What is being asked: Return every line below as is, leaving out the pictures.

Material:
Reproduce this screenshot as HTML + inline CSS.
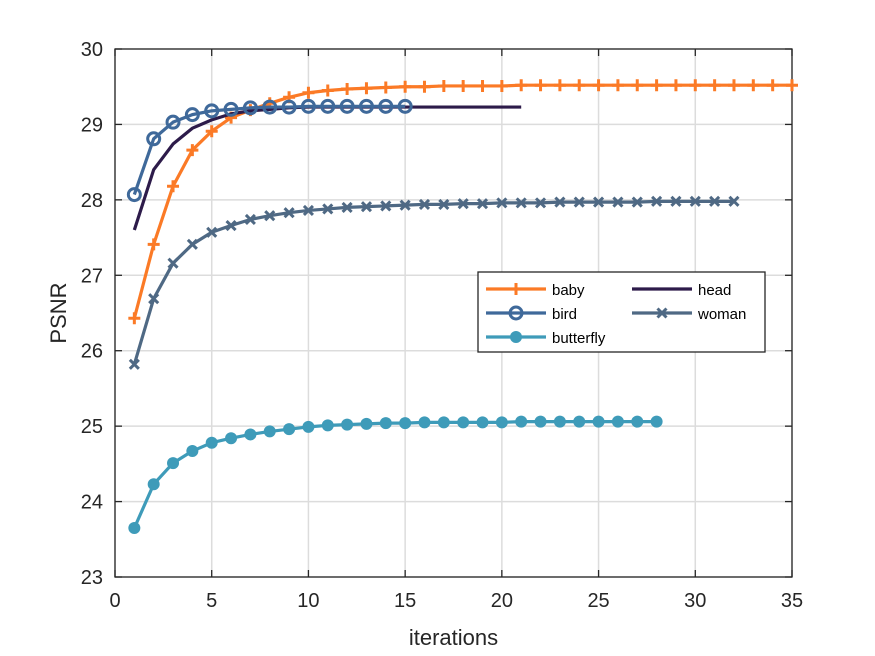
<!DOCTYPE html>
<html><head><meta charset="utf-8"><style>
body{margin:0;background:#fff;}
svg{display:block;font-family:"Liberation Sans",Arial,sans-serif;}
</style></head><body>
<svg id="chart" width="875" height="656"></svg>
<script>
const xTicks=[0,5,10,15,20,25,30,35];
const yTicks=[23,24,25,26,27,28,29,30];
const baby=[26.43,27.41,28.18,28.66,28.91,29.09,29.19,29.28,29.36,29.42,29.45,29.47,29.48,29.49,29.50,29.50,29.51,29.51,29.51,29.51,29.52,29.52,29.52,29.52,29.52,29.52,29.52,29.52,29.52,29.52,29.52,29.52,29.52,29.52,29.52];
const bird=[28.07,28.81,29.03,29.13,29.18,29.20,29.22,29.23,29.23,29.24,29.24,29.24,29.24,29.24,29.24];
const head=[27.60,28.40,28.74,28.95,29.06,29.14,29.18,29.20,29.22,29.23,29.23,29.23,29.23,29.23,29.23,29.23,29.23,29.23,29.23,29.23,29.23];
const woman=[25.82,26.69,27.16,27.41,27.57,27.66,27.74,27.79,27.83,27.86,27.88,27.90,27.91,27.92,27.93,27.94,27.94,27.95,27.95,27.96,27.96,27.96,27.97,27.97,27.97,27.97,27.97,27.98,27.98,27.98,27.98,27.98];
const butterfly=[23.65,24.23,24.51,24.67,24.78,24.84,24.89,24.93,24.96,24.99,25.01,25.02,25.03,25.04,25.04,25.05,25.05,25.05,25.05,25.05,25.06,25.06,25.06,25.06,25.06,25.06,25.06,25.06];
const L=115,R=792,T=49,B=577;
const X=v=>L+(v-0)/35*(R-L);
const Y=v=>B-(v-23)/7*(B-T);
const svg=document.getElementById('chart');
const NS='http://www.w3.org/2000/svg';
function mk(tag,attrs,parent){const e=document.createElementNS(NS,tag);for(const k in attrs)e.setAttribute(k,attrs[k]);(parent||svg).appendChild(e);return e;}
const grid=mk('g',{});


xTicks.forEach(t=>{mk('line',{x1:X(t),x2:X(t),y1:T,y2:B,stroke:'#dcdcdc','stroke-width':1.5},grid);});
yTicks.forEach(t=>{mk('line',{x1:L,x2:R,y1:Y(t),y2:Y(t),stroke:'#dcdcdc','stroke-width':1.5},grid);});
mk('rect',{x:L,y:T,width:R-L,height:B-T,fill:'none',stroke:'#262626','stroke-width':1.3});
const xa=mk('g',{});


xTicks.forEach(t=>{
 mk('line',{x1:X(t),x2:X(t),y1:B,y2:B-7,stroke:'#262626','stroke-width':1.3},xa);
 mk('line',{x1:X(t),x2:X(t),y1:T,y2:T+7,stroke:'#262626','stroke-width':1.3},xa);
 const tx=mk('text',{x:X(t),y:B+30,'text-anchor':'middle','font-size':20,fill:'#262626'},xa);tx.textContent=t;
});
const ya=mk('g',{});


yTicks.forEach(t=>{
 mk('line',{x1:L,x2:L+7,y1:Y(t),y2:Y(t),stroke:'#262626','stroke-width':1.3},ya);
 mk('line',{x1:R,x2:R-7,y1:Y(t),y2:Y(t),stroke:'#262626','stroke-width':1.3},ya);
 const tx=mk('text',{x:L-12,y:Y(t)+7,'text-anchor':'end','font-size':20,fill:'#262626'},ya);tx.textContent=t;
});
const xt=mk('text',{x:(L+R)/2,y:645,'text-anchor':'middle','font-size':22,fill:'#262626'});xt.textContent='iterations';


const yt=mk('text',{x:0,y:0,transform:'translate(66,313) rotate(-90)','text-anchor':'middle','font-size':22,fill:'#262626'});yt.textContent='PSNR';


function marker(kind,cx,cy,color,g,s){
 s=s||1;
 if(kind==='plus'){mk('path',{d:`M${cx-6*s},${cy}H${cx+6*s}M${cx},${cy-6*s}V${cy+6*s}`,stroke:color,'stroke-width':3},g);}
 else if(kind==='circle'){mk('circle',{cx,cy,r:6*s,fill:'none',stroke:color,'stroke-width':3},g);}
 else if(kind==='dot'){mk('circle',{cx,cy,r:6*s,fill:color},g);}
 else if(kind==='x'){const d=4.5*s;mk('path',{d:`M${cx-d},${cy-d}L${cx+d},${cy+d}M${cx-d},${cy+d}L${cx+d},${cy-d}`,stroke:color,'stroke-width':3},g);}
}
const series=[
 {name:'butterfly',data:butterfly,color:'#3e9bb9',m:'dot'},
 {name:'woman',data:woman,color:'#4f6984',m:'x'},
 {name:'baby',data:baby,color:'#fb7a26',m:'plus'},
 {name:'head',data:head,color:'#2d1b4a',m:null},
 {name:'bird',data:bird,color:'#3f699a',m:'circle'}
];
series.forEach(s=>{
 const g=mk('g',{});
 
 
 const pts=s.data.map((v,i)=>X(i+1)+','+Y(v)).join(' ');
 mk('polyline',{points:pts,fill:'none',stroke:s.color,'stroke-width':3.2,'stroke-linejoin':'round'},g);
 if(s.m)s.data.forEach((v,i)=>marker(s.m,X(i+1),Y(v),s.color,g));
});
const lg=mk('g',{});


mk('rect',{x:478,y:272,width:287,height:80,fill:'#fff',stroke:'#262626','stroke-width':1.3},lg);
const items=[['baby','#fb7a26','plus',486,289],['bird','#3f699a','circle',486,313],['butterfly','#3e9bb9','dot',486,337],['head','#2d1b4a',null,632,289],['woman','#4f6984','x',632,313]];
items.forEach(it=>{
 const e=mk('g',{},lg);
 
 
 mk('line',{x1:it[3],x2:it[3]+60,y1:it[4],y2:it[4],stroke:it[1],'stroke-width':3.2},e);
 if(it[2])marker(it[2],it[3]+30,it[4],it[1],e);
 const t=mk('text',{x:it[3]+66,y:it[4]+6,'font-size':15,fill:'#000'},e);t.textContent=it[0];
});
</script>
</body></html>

Written response:
Reproduce this screenshot as HTML + inline CSS.
<!DOCTYPE html>
<html><head><meta charset="utf-8"><style>
body{margin:0;background:#fff;}
svg{display:block;font-family:"Liberation Sans",Arial,sans-serif;}
</style></head><body>
<svg id="chart" width="875" height="656"></svg>
<script>
const xTicks=[0,5,10,15,20,25,30,35];
const yTicks=[23,24,25,26,27,28,29,30];
const baby=[26.43,27.41,28.18,28.66,28.91,29.09,29.19,29.28,29.36,29.42,29.45,29.47,29.48,29.49,29.50,29.50,29.51,29.51,29.51,29.51,29.52,29.52,29.52,29.52,29.52,29.52,29.52,29.52,29.52,29.52,29.52,29.52,29.52,29.52,29.52];
const bird=[28.07,28.81,29.03,29.13,29.18,29.20,29.22,29.23,29.23,29.24,29.24,29.24,29.24,29.24,29.24];
const head=[27.60,28.40,28.74,28.95,29.06,29.14,29.18,29.20,29.22,29.23,29.23,29.23,29.23,29.23,29.23,29.23,29.23,29.23,29.23,29.23,29.23];
const woman=[25.82,26.69,27.16,27.41,27.57,27.66,27.74,27.79,27.83,27.86,27.88,27.90,27.91,27.92,27.93,27.94,27.94,27.95,27.95,27.96,27.96,27.96,27.97,27.97,27.97,27.97,27.97,27.98,27.98,27.98,27.98,27.98];
const butterfly=[23.65,24.23,24.51,24.67,24.78,24.84,24.89,24.93,24.96,24.99,25.01,25.02,25.03,25.04,25.04,25.05,25.05,25.05,25.05,25.05,25.06,25.06,25.06,25.06,25.06,25.06,25.06,25.06];
const L=115,R=792,T=49,B=577;
const X=v=>L+(v-0)/35*(R-L);
const Y=v=>B-(v-23)/7*(B-T);
const svg=document.getElementById('chart');
const NS='http://www.w3.org/2000/svg';
function mk(tag,attrs,parent){const e=document.createElementNS(NS,tag);for(const k in attrs)e.setAttribute(k,attrs[k]);(parent||svg).appendChild(e);return e;}
const grid=mk('g',{});


xTicks.forEach(t=>{mk('line',{x1:X(t),x2:X(t),y1:T,y2:B,stroke:'#dcdcdc','stroke-width':1.5},grid);});
yTicks.forEach(t=>{mk('line',{x1:L,x2:R,y1:Y(t),y2:Y(t),stroke:'#dcdcdc','stroke-width':1.5},grid);});
mk('rect',{x:L,y:T,width:R-L,height:B-T,fill:'none',stroke:'#262626','stroke-width':1.3});
const xa=mk('g',{});


xTicks.forEach(t=>{
 mk('line',{x1:X(t),x2:X(t),y1:B,y2:B-7,stroke:'#262626','stroke-width':1.3},xa);
 mk('line',{x1:X(t),x2:X(t),y1:T,y2:T+7,stroke:'#262626','stroke-width':1.3},xa);
 const tx=mk('text',{x:X(t),y:B+30,'text-anchor':'middle','font-size':20,fill:'#262626'},xa);tx.textContent=t;
});
const ya=mk('g',{});


yTicks.forEach(t=>{
 mk('line',{x1:L,x2:L+7,y1:Y(t),y2:Y(t),stroke:'#262626','stroke-width':1.3},ya);
 mk('line',{x1:R,x2:R-7,y1:Y(t),y2:Y(t),stroke:'#262626','stroke-width':1.3},ya);
 const tx=mk('text',{x:L-12,y:Y(t)+7,'text-anchor':'end','font-size':20,fill:'#262626'},ya);tx.textContent=t;
});
const xt=mk('text',{x:(L+R)/2,y:645,'text-anchor':'middle','font-size':22,fill:'#262626'});xt.textContent='iterations';


const yt=mk('text',{x:0,y:0,transform:'translate(66,313) rotate(-90)','text-anchor':'middle','font-size':22,fill:'#262626'});yt.textContent='PSNR';


function marker(kind,cx,cy,color,g,s){
 s=s||1;
 if(kind==='plus'){mk('path',{d:`M${cx-6*s},${cy}H${cx+6*s}M${cx},${cy-6*s}V${cy+6*s}`,stroke:color,'stroke-width':3},g);}
 else if(kind==='circle'){mk('circle',{cx,cy,r:6*s,fill:'none',stroke:color,'stroke-width':3},g);}
 else if(kind==='dot'){mk('circle',{cx,cy,r:6*s,fill:color},g);}
 else if(kind==='x'){const d=4.5*s;mk('path',{d:`M${cx-d},${cy-d}L${cx+d},${cy+d}M${cx-d},${cy+d}L${cx+d},${cy-d}`,stroke:color,'stroke-width':3},g);}
}
const series=[
 {name:'butterfly',data:butterfly,color:'#3e9bb9',m:'dot'},
 {name:'woman',data:woman,color:'#4f6984',m:'x'},
 {name:'baby',data:baby,color:'#fb7a26',m:'plus'},
 {name:'head',data:head,color:'#2d1b4a',m:null},
 {name:'bird',data:bird,color:'#3f699a',m:'circle'}
];
series.forEach(s=>{
 const g=mk('g',{});
 
 
 const pts=s.data.map((v,i)=>X(i+1)+','+Y(v)).join(' ');
 mk('polyline',{points:pts,fill:'none',stroke:s.color,'stroke-width':3.2,'stroke-linejoin':'round'},g);
 if(s.m)s.data.forEach((v,i)=>marker(s.m,X(i+1),Y(v),s.color,g));
});
const lg=mk('g',{});


mk('rect',{x:478,y:272,width:287,height:80,fill:'#fff',stroke:'#262626','stroke-width':1.3},lg);
const items=[['baby','#fb7a26','plus',486,289],['bird','#3f699a','circle',486,313],['butterfly','#3e9bb9','dot',486,337],['head','#2d1b4a',null,632,289],['woman','#4f6984','x',632,313]];
items.forEach(it=>{
 const e=mk('g',{},lg);
 
 
 mk('line',{x1:it[3],x2:it[3]+60,y1:it[4],y2:it[4],stroke:it[1],'stroke-width':3.2},e);
 if(it[2])marker(it[2],it[3]+30,it[4],it[1],e);
 const t=mk('text',{x:it[3]+66,y:it[4]+6,'font-size':15,fill:'#000'},e);t.textContent=it[0];
});
</script>
</body></html>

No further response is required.